● **Directions**: Output all the data exactly. Pictures do not belong in the copy.

● **Source excerpt**:
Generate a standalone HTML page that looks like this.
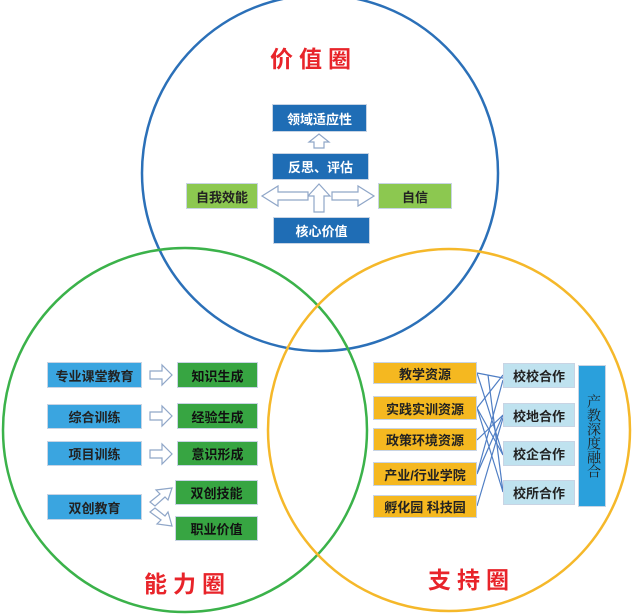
<!DOCTYPE html>
<html><head><meta charset="utf-8"><style>
body{margin:0;background:#fff;width:636px;height:616px;position:relative;overflow:hidden;font-family:"Liberation Sans","Noto Sans CJK SC",sans-serif}
.b{position:absolute;display:flex;align-items:center;justify-content:center;font-size:13px;font-weight:bold;box-sizing:border-box;border:1px solid #c8d4e4}
.db{background:#1f6db5;color:#fff}
.lg{background:#8cc850;color:#222}
.sb{background:#3aa5e0;color:#222}
.gg{background:#37a542;color:#111}
.yy{background:#f5b820;color:#222}
.lb{background:#bfe2ef;color:#222}
.t{position:absolute;color:#e8242a;font-size:23px;font-weight:bold;letter-spacing:6px}
</style></head><body>
<svg width="636" height="616" style="position:absolute;left:0;top:0">
<circle cx="320" cy="173" r="178" fill="none" stroke="#2b70b8" stroke-width="2.5"/>
<circle cx="185" cy="430" r="182" fill="none" stroke="#3bb24a" stroke-width="2.5"/>
<circle cx="449" cy="430" r="181" fill="none" stroke="#f5b82a" stroke-width="2.5"/>
<g fill="#fff" stroke="#8fa6c8" stroke-width="1.2">
<polygon points="314,148 314,142 309,142 319,134 329,142 324,142 324,148"/>
<polygon points="314,212 314,196 308,196 319,184 330,196 324,196 324,212"/>
<polygon points="308,200 278,200 278,206 262,196 278,186 278,192 308,192"/>
<polygon points="332,192 358,192 358,186 374,196 358,206 358,200 332,200"/>
<polygon points="150,371 162,371 162,365 172,375 162,385 162,379 150,379"/>
<polygon points="150,412 162,412 162,406 172,416 162,426 162,420 150,420"/>
<polygon points="150,450 162,450 162,444 172,454 162,464 162,458 150,458"/>
<polygon points="150,502 160,494 156,490 172,488 168,500 165,497 155,506"/>
<polygon points="150,512 155,508 165,516 168,512 172,526 157,524 161,520"/>
</g>
<g stroke="#4f7ec4" stroke-width="1.2" fill="none">
<line x1="477" y1="373" x2="503" y2="378"/>
<line x1="477" y1="373" x2="503" y2="455"/>
<line x1="477" y1="408" x2="503" y2="375"/>
<line x1="477" y1="408" x2="503" y2="455"/>
<line x1="477" y1="408" x2="503" y2="492"/>
<line x1="477" y1="440" x2="503" y2="415"/>
<line x1="477" y1="474" x2="503" y2="415"/>
<line x1="477" y1="474" x2="503" y2="380"/>
<line x1="477" y1="506" x2="503" y2="418"/>
<line x1="488" y1="375" x2="503" y2="492"/>
</g>
</svg>
<div class="t" style="left:270px;top:40px">价值圈</div>
<div class="t" style="left:144px;top:565px">能力圈</div>
<div class="t" style="left:428px;top:561px">支持圈</div>

<div class="b db" style="left:272px;top:104px;width:95px;height:28px">领域适应性</div>
<div class="b db" style="left:272px;top:153px;width:97px;height:27px">反思、评估</div>
<div class="b lg" style="left:186px;top:183px;width:72px;height:26px">自我效能</div>
<div class="b lg" style="left:378px;top:183px;width:74px;height:26px">自信</div>
<div class="b db" style="left:273px;top:217px;width:97px;height:27px">核心价值</div>

<div class="b sb" style="left:47px;top:362px;width:95px;height:26px">专业课堂教育</div>
<div class="b gg" style="left:177px;top:362px;width:81px;height:26px">知识生成</div>
<div class="b sb" style="left:47px;top:404px;width:95px;height:25px">综合训练</div>
<div class="b gg" style="left:177px;top:403px;width:81px;height:26px">经验生成</div>
<div class="b sb" style="left:47px;top:441px;width:95px;height:25px">项目训练</div>
<div class="b gg" style="left:177px;top:441px;width:81px;height:25px">意识形成</div>
<div class="b sb" style="left:47px;top:494px;width:95px;height:26px">双创教育</div>
<div class="b gg" style="left:175px;top:480px;width:83px;height:25px">双创技能</div>
<div class="b gg" style="left:175px;top:516px;width:83px;height:25px">职业价值</div>

<div class="b yy" style="left:373px;top:362px;width:104px;height:22px">教学资源</div>
<div class="b yy" style="left:373px;top:396px;width:104px;height:24px">实践实训资源</div>
<div class="b yy" style="left:373px;top:428px;width:104px;height:23px">政策环境资源</div>
<div class="b yy" style="left:373px;top:462px;width:104px;height:24px">产业/行业学院</div>
<div class="b yy" style="left:373px;top:495px;width:104px;height:23px">孵化园&nbsp;科技园</div>
<div class="b lb" style="left:503px;top:363px;width:72px;height:25px">校校合作</div>
<div class="b lb" style="left:503px;top:403px;width:72px;height:24px">校地合作</div>
<div class="b lb" style="left:503px;top:441px;width:72px;height:25px">校企合作</div>
<div class="b lb" style="left:503px;top:480px;width:72px;height:25px">校所合作</div>
<div class="b" style="left:578px;top:365px;width:28px;height:142px;background:#2aa0dc;color:#222;writing-mode:vertical-rl;font-weight:normal;font-family:'Liberation Serif','Noto Serif CJK SC',serif;font-size:14px">产教深度融合</div>
</body></html>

● **Written response**:
Generate a standalone HTML page that looks like this.
<!DOCTYPE html>
<html><head><meta charset="utf-8"><style>
body{margin:0;background:#fff;width:636px;height:616px;position:relative;overflow:hidden;font-family:"Liberation Sans","Noto Sans CJK SC",sans-serif}
.b{position:absolute;display:flex;align-items:center;justify-content:center;font-size:13px;font-weight:bold;box-sizing:border-box;border:1px solid #c8d4e4}
.db{background:#1f6db5;color:#fff}
.lg{background:#8cc850;color:#222}
.sb{background:#3aa5e0;color:#222}
.gg{background:#37a542;color:#111}
.yy{background:#f5b820;color:#222}
.lb{background:#bfe2ef;color:#222}
.t{position:absolute;color:#e8242a;font-size:23px;font-weight:bold;letter-spacing:6px}
</style></head><body>
<svg width="636" height="616" style="position:absolute;left:0;top:0">
<circle cx="320" cy="173" r="178" fill="none" stroke="#2b70b8" stroke-width="2.5"/>
<circle cx="185" cy="430" r="182" fill="none" stroke="#3bb24a" stroke-width="2.5"/>
<circle cx="449" cy="430" r="181" fill="none" stroke="#f5b82a" stroke-width="2.5"/>
<g fill="#fff" stroke="#8fa6c8" stroke-width="1.2">
<polygon points="314,148 314,142 309,142 319,134 329,142 324,142 324,148"/>
<polygon points="314,212 314,196 308,196 319,184 330,196 324,196 324,212"/>
<polygon points="308,200 278,200 278,206 262,196 278,186 278,192 308,192"/>
<polygon points="332,192 358,192 358,186 374,196 358,206 358,200 332,200"/>
<polygon points="150,371 162,371 162,365 172,375 162,385 162,379 150,379"/>
<polygon points="150,412 162,412 162,406 172,416 162,426 162,420 150,420"/>
<polygon points="150,450 162,450 162,444 172,454 162,464 162,458 150,458"/>
<polygon points="150,502 160,494 156,490 172,488 168,500 165,497 155,506"/>
<polygon points="150,512 155,508 165,516 168,512 172,526 157,524 161,520"/>
</g>
<g stroke="#4f7ec4" stroke-width="1.2" fill="none">
<line x1="477" y1="373" x2="503" y2="378"/>
<line x1="477" y1="373" x2="503" y2="455"/>
<line x1="477" y1="408" x2="503" y2="375"/>
<line x1="477" y1="408" x2="503" y2="455"/>
<line x1="477" y1="408" x2="503" y2="492"/>
<line x1="477" y1="440" x2="503" y2="415"/>
<line x1="477" y1="474" x2="503" y2="415"/>
<line x1="477" y1="474" x2="503" y2="380"/>
<line x1="477" y1="506" x2="503" y2="418"/>
<line x1="488" y1="375" x2="503" y2="492"/>
</g>
</svg>
<div class="t" style="left:270px;top:40px">价值圈</div>
<div class="t" style="left:144px;top:565px">能力圈</div>
<div class="t" style="left:428px;top:561px">支持圈</div>

<div class="b db" style="left:272px;top:104px;width:95px;height:28px">领域适应性</div>
<div class="b db" style="left:272px;top:153px;width:97px;height:27px">反思、评估</div>
<div class="b lg" style="left:186px;top:183px;width:72px;height:26px">自我效能</div>
<div class="b lg" style="left:378px;top:183px;width:74px;height:26px">自信</div>
<div class="b db" style="left:273px;top:217px;width:97px;height:27px">核心价值</div>

<div class="b sb" style="left:47px;top:362px;width:95px;height:26px">专业课堂教育</div>
<div class="b gg" style="left:177px;top:362px;width:81px;height:26px">知识生成</div>
<div class="b sb" style="left:47px;top:404px;width:95px;height:25px">综合训练</div>
<div class="b gg" style="left:177px;top:403px;width:81px;height:26px">经验生成</div>
<div class="b sb" style="left:47px;top:441px;width:95px;height:25px">项目训练</div>
<div class="b gg" style="left:177px;top:441px;width:81px;height:25px">意识形成</div>
<div class="b sb" style="left:47px;top:494px;width:95px;height:26px">双创教育</div>
<div class="b gg" style="left:175px;top:480px;width:83px;height:25px">双创技能</div>
<div class="b gg" style="left:175px;top:516px;width:83px;height:25px">职业价值</div>

<div class="b yy" style="left:373px;top:362px;width:104px;height:22px">教学资源</div>
<div class="b yy" style="left:373px;top:396px;width:104px;height:24px">实践实训资源</div>
<div class="b yy" style="left:373px;top:428px;width:104px;height:23px">政策环境资源</div>
<div class="b yy" style="left:373px;top:462px;width:104px;height:24px">产业/行业学院</div>
<div class="b yy" style="left:373px;top:495px;width:104px;height:23px">孵化园&nbsp;科技园</div>
<div class="b lb" style="left:503px;top:363px;width:72px;height:25px">校校合作</div>
<div class="b lb" style="left:503px;top:403px;width:72px;height:24px">校地合作</div>
<div class="b lb" style="left:503px;top:441px;width:72px;height:25px">校企合作</div>
<div class="b lb" style="left:503px;top:480px;width:72px;height:25px">校所合作</div>
<div class="b" style="left:578px;top:365px;width:28px;height:142px;background:#2aa0dc;color:#222;writing-mode:vertical-rl;font-weight:normal;font-family:'Liberation Serif','Noto Serif CJK SC',serif;font-size:14px">产教深度融合</div>
</body></html>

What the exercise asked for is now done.